Given data:
"""

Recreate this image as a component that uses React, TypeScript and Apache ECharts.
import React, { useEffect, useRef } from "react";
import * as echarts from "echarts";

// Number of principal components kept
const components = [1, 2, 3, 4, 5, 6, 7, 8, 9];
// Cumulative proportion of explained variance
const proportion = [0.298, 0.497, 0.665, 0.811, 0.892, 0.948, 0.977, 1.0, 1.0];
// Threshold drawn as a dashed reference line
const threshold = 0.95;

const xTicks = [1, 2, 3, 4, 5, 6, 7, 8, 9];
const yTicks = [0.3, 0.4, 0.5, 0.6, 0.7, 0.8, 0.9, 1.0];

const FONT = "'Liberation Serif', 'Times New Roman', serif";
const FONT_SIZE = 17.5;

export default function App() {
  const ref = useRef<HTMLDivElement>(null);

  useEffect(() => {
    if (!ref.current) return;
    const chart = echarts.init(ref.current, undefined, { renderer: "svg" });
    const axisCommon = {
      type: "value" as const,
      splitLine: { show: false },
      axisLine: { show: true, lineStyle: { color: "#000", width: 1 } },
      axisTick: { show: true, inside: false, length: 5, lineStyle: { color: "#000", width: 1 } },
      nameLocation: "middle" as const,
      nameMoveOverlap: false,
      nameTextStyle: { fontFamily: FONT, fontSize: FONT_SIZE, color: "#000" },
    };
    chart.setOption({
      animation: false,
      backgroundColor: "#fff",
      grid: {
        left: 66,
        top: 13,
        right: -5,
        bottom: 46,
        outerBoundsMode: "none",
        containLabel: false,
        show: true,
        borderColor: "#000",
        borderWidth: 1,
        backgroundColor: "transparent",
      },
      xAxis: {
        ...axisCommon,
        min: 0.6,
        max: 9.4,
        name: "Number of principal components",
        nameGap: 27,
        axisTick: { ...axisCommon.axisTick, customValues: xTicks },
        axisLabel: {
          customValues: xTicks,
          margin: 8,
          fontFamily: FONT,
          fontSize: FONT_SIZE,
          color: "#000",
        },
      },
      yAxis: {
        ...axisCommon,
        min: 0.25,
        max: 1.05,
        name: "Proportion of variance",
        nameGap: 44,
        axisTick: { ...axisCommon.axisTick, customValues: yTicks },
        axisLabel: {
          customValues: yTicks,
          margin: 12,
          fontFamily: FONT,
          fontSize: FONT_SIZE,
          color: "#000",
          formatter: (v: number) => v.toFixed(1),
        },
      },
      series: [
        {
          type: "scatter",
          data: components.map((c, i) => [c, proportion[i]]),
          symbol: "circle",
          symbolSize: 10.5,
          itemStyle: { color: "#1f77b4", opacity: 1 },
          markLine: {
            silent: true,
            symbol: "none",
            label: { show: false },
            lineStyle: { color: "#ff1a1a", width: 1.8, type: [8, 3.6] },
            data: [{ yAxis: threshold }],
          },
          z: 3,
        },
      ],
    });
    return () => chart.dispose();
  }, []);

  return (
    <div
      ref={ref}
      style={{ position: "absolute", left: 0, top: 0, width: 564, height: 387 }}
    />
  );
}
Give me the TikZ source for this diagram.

"""

What to do: Quote only the stretch of lines that starts the data above and ends with the line containing "const ref = useRef<HTMLDivElement>(null);", both included.

Expected answer:
Recreate this image as a component that uses React, TypeScript and Apache ECharts.
import React, { useEffect, useRef } from "react";
import * as echarts from "echarts";

// Number of principal components kept
const components = [1, 2, 3, 4, 5, 6, 7, 8, 9];
// Cumulative proportion of explained variance
const proportion = [0.298, 0.497, 0.665, 0.811, 0.892, 0.948, 0.977, 1.0, 1.0];
// Threshold drawn as a dashed reference line
const threshold = 0.95;

const xTicks = [1, 2, 3, 4, 5, 6, 7, 8, 9];
const yTicks = [0.3, 0.4, 0.5, 0.6, 0.7, 0.8, 0.9, 1.0];

const FONT = "'Liberation Serif', 'Times New Roman', serif";
const FONT_SIZE = 17.5;

export default function App() {
  const ref = useRef<HTMLDivElement>(null);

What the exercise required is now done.